We walked up and down the ramparts looking out at the views. Not much restoration has been done and certain areas have been used as toilets – so much so we began singing a song we made up called The City of Human Poo – but it was still an atmospheric spot and it was easy to imagine the 16th century ships gathered in the harbour below the walls. Old rusty cannons on collapsed metal and wooden frames still pointed at the sea.

Descending from the walls, we paid 10 Dh to enter the La Citerne Portugaise, an incredibly atmospheric old cistern with vaulted ceilings and a thin layer of glass-like water on the floor which reflected them. A single bright spotlight of light beamed down from a circular hole in the roof. It was a magical place, and we thankfully had the place to ourselves, free of tourist groups.

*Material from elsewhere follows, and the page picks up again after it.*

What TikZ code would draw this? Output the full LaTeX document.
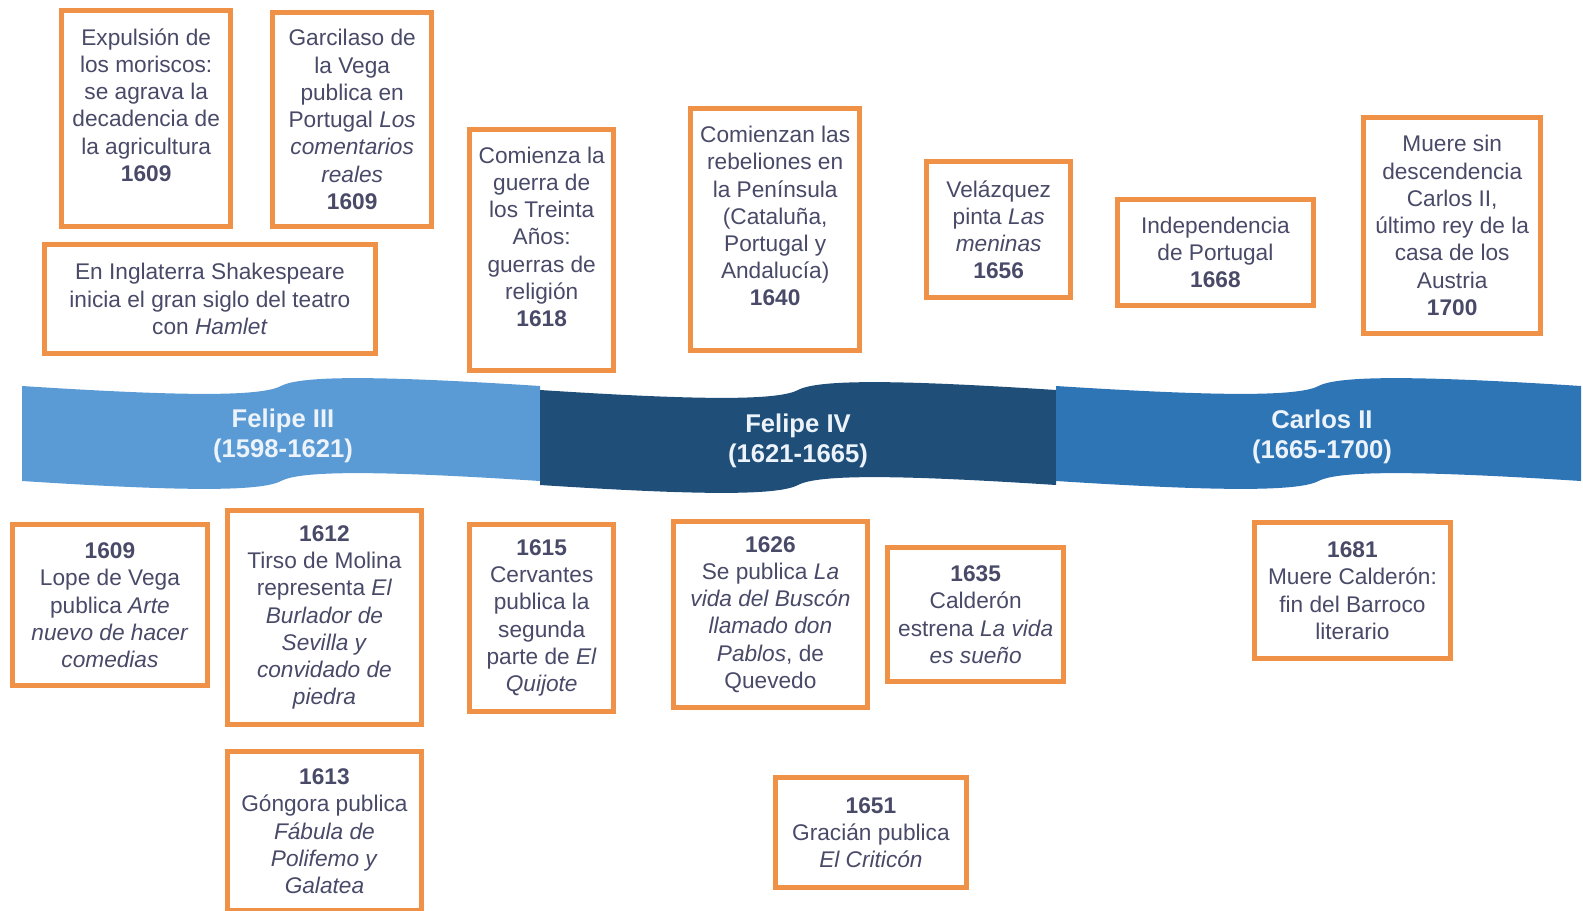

Not only were we excited to actually be out and about again, but I was feeling a satisfying sense of symmetry, as I had chosen a picture of the Citerne for my blog post on leaving for Morocco, without even knowing what it was. And here I was, standing in that very spot. It was used in Orson Welles’ 1954 filming of Othello, and it really does have a feel of a film or stage set – symmetrical, full of pending drama as if the actors are just about to step into it and begin the play. 

We left the Cité and strolled up the main road a bit until we began to feel tired – it was hot – then headed back to La Villa, buying headache pills, toothpaste, water, and chips on the way. A short adventure, but a good one.

The afternoon was spent reading, drinking mint tea, and organising the next few days. After much discussion and research we decided to book a riad in Marrakesh for three days. The jury is still out on whether we book a car and go across the Atlas Mountains. It’s been very difficult to decide what to do, and it may be that we will have had enough of Morocco after a few days in Marrakesh, or we may take a day or two tour out of the city. We’ll see.

Right now we are really looking forward to a proper meal and – miracle of miracles – some wine!

Dinner was probably the best couscous we’ve had in Morocco, though it must be admitted we’re both heartily sick of couscous – an overrated dish at the best of times in my opinion, though usually better here than at home. We did have three-quarters of a bottle of wine, though both of us are still not in top form.

Still, at last, close to a proper meal and a normal evening at La Villa. Hachim attended us and we got a photo of the three of us together. Settled the bill (a bit over 6,000 Dh, about $180 a day, but that includes food, drinks, and my massage).